Shadow Minister for Northern Australia, Senator Murray Watt, said it would take the government 500 years to distribute all the money at its current rate.

“I think that’s a shocking indictment on this government’s ability to get infrastructure projects happening, get jobs created, and get the economy right across northern Australia, including far-north Queensland, going,” Senator Watt said.

‘Not much incentive’ for companies to apply

NAIF said it had approved more than $1.4 billion in loans to 14 infrastructure projects across northern Australia, including $781 million for projects in Queensland.

These include Genex Power’s pumped storage hydro project and an expansion of Townsville’s airport terminal.

But Senator Watt said the money had been slow to be spent on actual projects.

“You don’t create jobs with these projects until the Government actually releases the money, so the companies can get on and start building things and employing people,” he said.

Advance Cairns CEO Nick Trompf said the figures were surprising.

“It’s a relatively small amount of money to have landed in terms of actual impact,” he said.

Mr Trompf said the incentive to apply for a NAIF concessional loan was not strong when interest rates were already low.

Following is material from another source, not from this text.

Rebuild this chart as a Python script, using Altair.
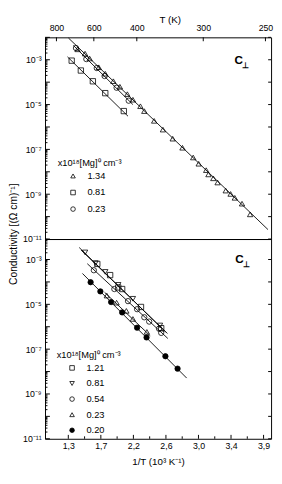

“I am aware of a number of applications from the Cairns region that have been looked at and then not pursued, principally because the benefits in a low interest rate environment are relatively marginal,” he said.

Industry wants grant money, not loans

Mr Trompf called for the fund to allow grants of up to 50 per cent for eligible projects.

“If you brought grant funding to the table as well as a loan facility you would see a very rapid take up,” he said.

“That would turbo-charge NAIF, I have no doubt.”

He also called for the application period, which ends in June 2021, to be extended for another five years.

“Clearly they’re not going to be getting all the money out the door in that time,” he said.

Inquiry into Northern Australia holds hope for reform

Others have called for similar changes in submissions to an inquiry on the effectiveness of the Australian Government’s Northern Australia agenda.

Djarindjin Aboriginal Corporation, based 200 kilometres north of Broome in Western Australia, wants to develop a new airport to service the local community and oil and gas companies.

The organisation said securing grant money was crucial to realising its economic goals.

“We are owned by our community and we are trying to lift our whole community out of poverty,” it said.

“There is limited appetite to give away any ownership stake in our most significant business asset, and potentially lose the once-in-a-lifetime opportunity to shift the economic outcome for our whole community.”

The NAIF has attracted some controversial applicants.

Mining company Adani applied for a $1 billion loan from the NAIF to build its Carmichael coal mine in the Galilee Basin, but the application was vetoed by Queensland Premier Annastacia Palaszczuk.

Isaac Regional Council Mayor Anne Baker wanted the NAIF reviewed so companies could seize on mining potential in her region.

“There are not a lot of approvals that we’ve seen,” she said.

“We do know and agree that there doesn’t seem to be a lot of spend and we need to be very seriously looking at it and talking about it.”

Submissions to the inquiry close today.